All trading markets are unpredictable, as there is always so much going around the world. Somedays all your trades will work in your favor, somedays none will, and that is okay. You should be consistent and should learn to manage your emotions. Don’t be prey to extreme emotions such as fear, greed, or overconfidence. Keep learning to improve and enhance your trading knowledge, every single day.

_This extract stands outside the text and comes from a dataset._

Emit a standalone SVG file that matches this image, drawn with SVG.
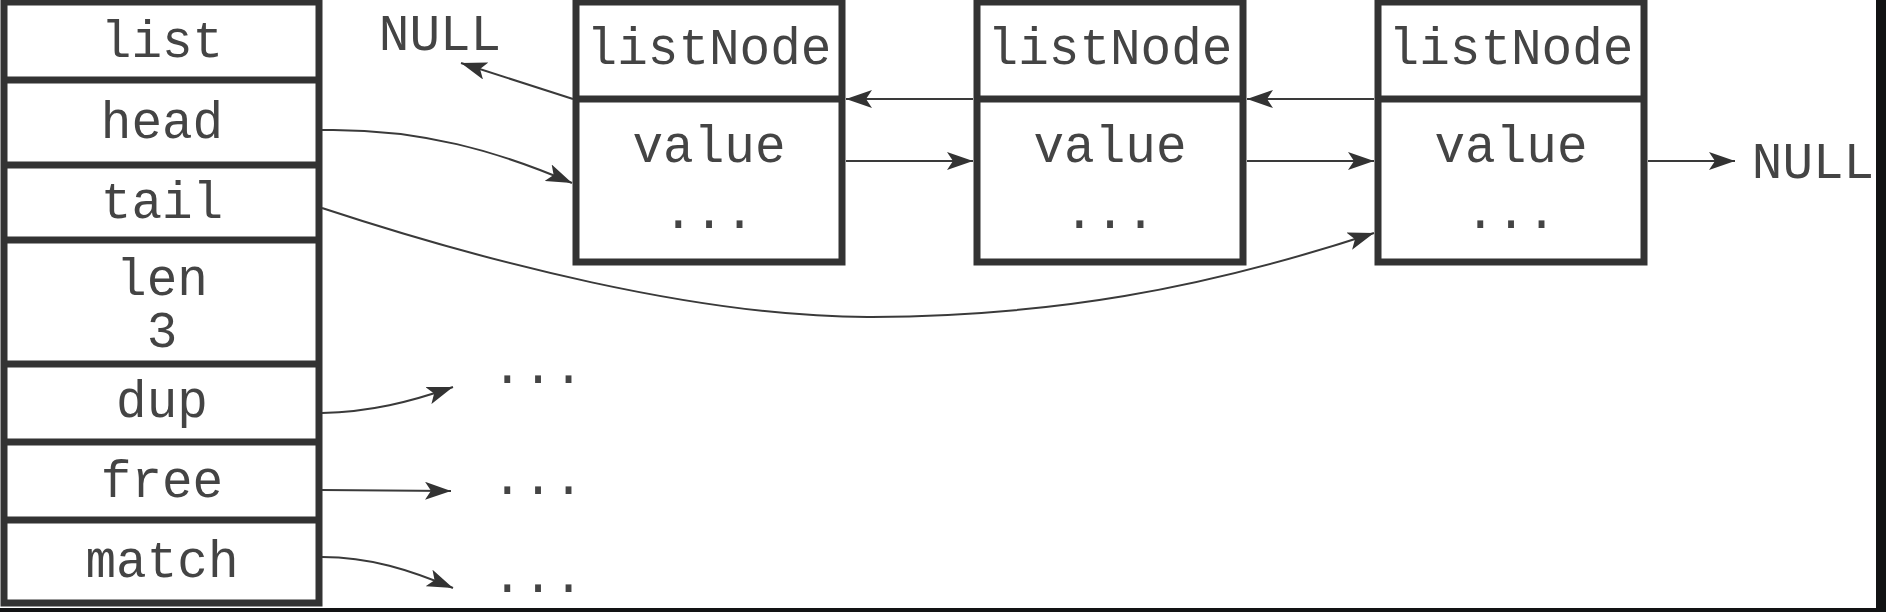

Potential Pitfalls with Crypto Trading Bots

1. Market Volatility

Trading markets are known to be volatile. In situations when the market is too volatile, bots are capable of executing the set order without fail. Bots don’t have a brain of their own; they are like robots who are doing tasks that have been assigned to them. This acts as a drawback while using trading bots.

2. Technical Issues

Bots are a form of technological advancement. It has been programmed to make traders’ lives easy. But, just how humans fall sick, even bots face errors sometimes. There are times when they don’t function properly and that leads to the occurrence of losses. This can happen when bots fail to execute the set orders.

3. Over-Optimization

Based on past performance, traders can be tempted to over-optimize the parameters of their bot. Backtesting is important, but over-optimization might result in methods that work well in simulations but not in real-time trading. Traders should test what would work the best in present market conditions. The set bot rules should be achievable and realistic. It shouldn't be too good to be true.

4. Security Risks

Like they say, prevention is better than cure and when there is money involved, traders should be extra careful. Bots should be used from a reliable and trustworthy source so that in no way traders become a prey to scams.

5. No Human Element

A bot is a technological tool, it doesn’t have a brain. Humans can keep increasing their knowledge throughout their lives. In a trading context, traders can derive market knowledge by doing market research. They can do their homework and stay updated. But, bots don’t have the bandwidth to do so. They are made to only take and execute the instructions that are given to them. Bots don’t do any analysis work and they don’t have a brain of their own. Hence, traders cannot be entirely dependent on bots in situations where there is a sudden market shift or situations that cause massive market movement.

Key Takeaways

Crypto bots have a lot of perks, but they also come with certain cons. You can use bots to your advantage by being mindful of the benefits and drawbacks that come along with it. Adopt a practical approach while using this technology. Ensure that bots are a part of your trading plan, not your entire plan. Use bots to enhance your trading game but always exercise caution as well!